:: Given information ::

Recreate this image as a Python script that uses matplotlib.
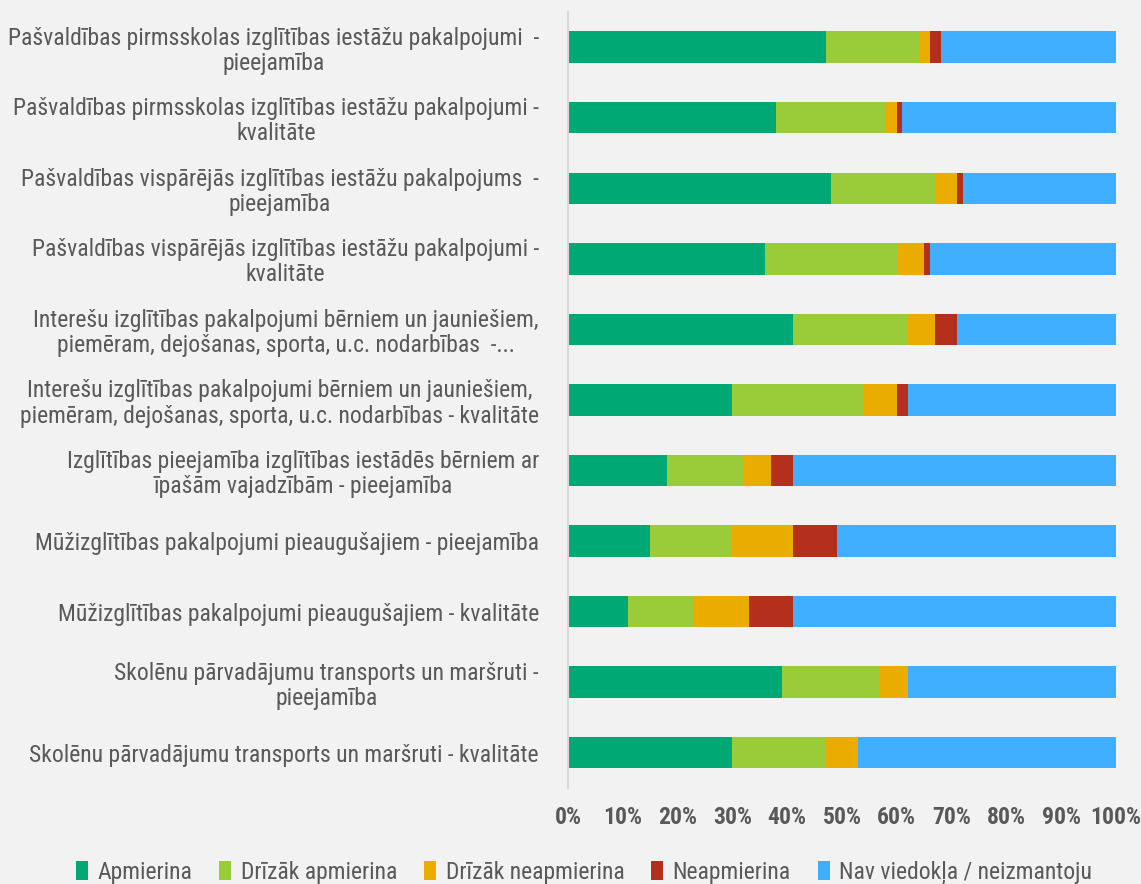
import numpy as np
import matplotlib
matplotlib.use('Agg')
import matplotlib.pyplot as plt
from matplotlib import font_manager

categories = [
    "Pašvaldības pirmsskolas izglītības iestāžu pakalpojumi  -\npieejamība",
    "Pašvaldības pirmsskolas izglītības iestāžu pakalpojumi -\nkvalitāte",
    "Pašvaldības vispārējās izglītības iestāžu pakalpojums  -\npieejamība",
    "Pašvaldības vispārējās izglītības iestāžu pakalpojumi -\nkvalitāte",
    "Interešu izglītības pakalpojumi bērniem un jauniešiem,\npiemēram, dejošanas, sporta, u.c. nodarbības  -...",
    "Interešu izglītības pakalpojumi bērniem un jauniešiem,\npiemēram, dejošanas, sporta, u.c. nodarbības - kvalitāte",
    "Izglītības pieejamība izglītības iestādēs bērniem ar\nīpašām vajadzībām - pieejamība",
    "Mūžizglītības pakalpojumi pieaugušajiem - pieejamība",
    "Mūžizglītības pakalpojumi pieaugušajiem - kvalitāte",
    "Skolēnu pārvadājumu transports un maršruti -\npieejamība",
    "Skolēnu pārvadājumu transports un maršruti - kvalitāte",
]

series_names = ["Apmierina", "Drīzāk apmierina", "Drīzāk neapmierina",
                "Neapmierina", "Nav viedokļa / neizmantoju"]
colors = ["#00a874", "#9acb38", "#ebac00", "#b5301c", "#41afff"]

apmierina     = [47, 38, 48, 36, 41, 30, 18, 15, 11, 39, 30]
drizak_apm    = [17, 20, 19, 24, 21, 24, 14, 15, 12, 18, 17]
drizak_neapm  = [2, 2, 4, 5, 5, 6, 5, 11, 10, 5, 6]
neapmierina   = [2, 1, 1, 1, 4, 2, 4, 8, 8, 0, 0]
nav_viedokla  = [32, 39, 28, 34, 29, 38, 59, 51, 59, 38, 47]

values = [apmierina, drizak_apm, drizak_neapm, neapmierina, nav_viedokla]

# pick a narrow font if one is around
installed = {f.name for f in font_manager.fontManager.ttflist}
narrow = sorted(n for n in installed if 'Narrow' in n or 'Condensed' in n)
candidates = ["Liberation Sans Narrow", "Roboto Condensed", "Open Sans Condensed",
              "Noto Sans Condensed", "DejaVu Sans Condensed"] + narrow + ["Lato", "DejaVu Sans"]
fam = next(c for c in candidates if c in installed)
plt.rcParams['font.family'] = [fam, 'DejaVu Sans']

bg = "#f2f2f2"
txt = "#595959"

fig = plt.figure(figsize=(11.41, 8.84), dpi=100, facecolor=bg)

# size the labels so the widest line is ~540 px like the reference
r = fig.canvas.get_renderer()
probe = fig.text(0, 0, "Pašvaldības pirmsskolas izglītības iestāžu pakalpojumi  -", fontsize=10)
fs = 10 * 538 / probe.get_window_extent(r).width
probe.remove()
fs = min(fs, 17)

ax = fig.add_axes([0.4978, 0.1086, 0.4803, 0.878], facecolor=bg)

y = np.arange(len(categories))
left = np.zeros(len(categories))
for name, vals, c in zip(series_names, values, colors):
    v = np.array(vals) / 100.0
    ax.barh(y, v, left=left, height=0.445, color=c, label=name, edgecolor='none')
    left += v

ax.set_ylim(len(categories) - 0.5, -0.5)
ax.set_xlim(0, 1)
ax.set_yticks(y)
ax.set_yticklabels(categories, fontsize=fs, color=txt, multialignment='center',
                   linespacing=1.12)
ax.set_xticks(np.linspace(0, 1, 11))
ax.set_xticklabels([f"{int(t)}%" for t in np.linspace(0, 100, 11)],
                   fontsize=fs, color=txt, fontweight='semibold')
ax.tick_params(axis='both', length=0)
ax.tick_params(axis='y', pad=21)
ax.tick_params(axis='x', pad=13)
for s in ['top', 'right', 'bottom']:
    ax.spines[s].set_visible(False)
ax.spines['left'].set_color('#d9d9d9')
ax.spines['left'].set_linewidth(1.5)

fig.legend(loc='center', bbox_to_anchor=(0.512, 0.013), ncol=5, frameon=False,
           fontsize=fs, labelcolor=txt, handlelength=0.5, handleheight=0.9,
           handletextpad=0.4, columnspacing=1.15)

plt.savefig("out.png", dpi=100, facecolor=bg)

:::

▸ Problem description:
Return nothing but the lines running from the start of the data to the line with "drizak_neapm, neapmierina, nav_viedokla]", please, both ends included and no pictures.

▸ Solution for this problem:
Recreate this image as a Python script that uses matplotlib.
import numpy as np
import matplotlib
matplotlib.use('Agg')
import matplotlib.pyplot as plt
from matplotlib import font_manager

categories = [
    "Pašvaldības pirmsskolas izglītības iestāžu pakalpojumi  -\npieejamība",
    "Pašvaldības pirmsskolas izglītības iestāžu pakalpojumi -\nkvalitāte",
    "Pašvaldības vispārējās izglītības iestāžu pakalpojums  -\npieejamība",
    "Pašvaldības vispārējās izglītības iestāžu pakalpojumi -\nkvalitāte",
    "Interešu izglītības pakalpojumi bērniem un jauniešiem,\npiemēram, dejošanas, sporta, u.c. nodarbības  -...",
    "Interešu izglītības pakalpojumi bērniem un jauniešiem,\npiemēram, dejošanas, sporta, u.c. nodarbības - kvalitāte",
    "Izglītības pieejamība izglītības iestādēs bērniem ar\nīpašām vajadzībām - pieejamība",
    "Mūžizglītības pakalpojumi pieaugušajiem - pieejamība",
    "Mūžizglītības pakalpojumi pieaugušajiem - kvalitāte",
    "Skolēnu pārvadājumu transports un maršruti -\npieejamība",
    "Skolēnu pārvadājumu transports un maršruti - kvalitāte",
]

series_names = ["Apmierina", "Drīzāk apmierina", "Drīzāk neapmierina",
                "Neapmierina", "Nav viedokļa / neizmantoju"]
colors = ["#00a874", "#9acb38", "#ebac00", "#b5301c", "#41afff"]

apmierina     = [47, 38, 48, 36, 41, 30, 18, 15, 11, 39, 30]
drizak_apm    = [17, 20, 19, 24, 21, 24, 14, 15, 12, 18, 17]
drizak_neapm  = [2, 2, 4, 5, 5, 6, 5, 11, 10, 5, 6]
neapmierina   = [2, 1, 1, 1, 4, 2, 4, 8, 8, 0, 0]
nav_viedokla  = [32, 39, 28, 34, 29, 38, 59, 51, 59, 38, 47]

values = [apmierina, drizak_apm, drizak_neapm, neapmierina, nav_viedokla]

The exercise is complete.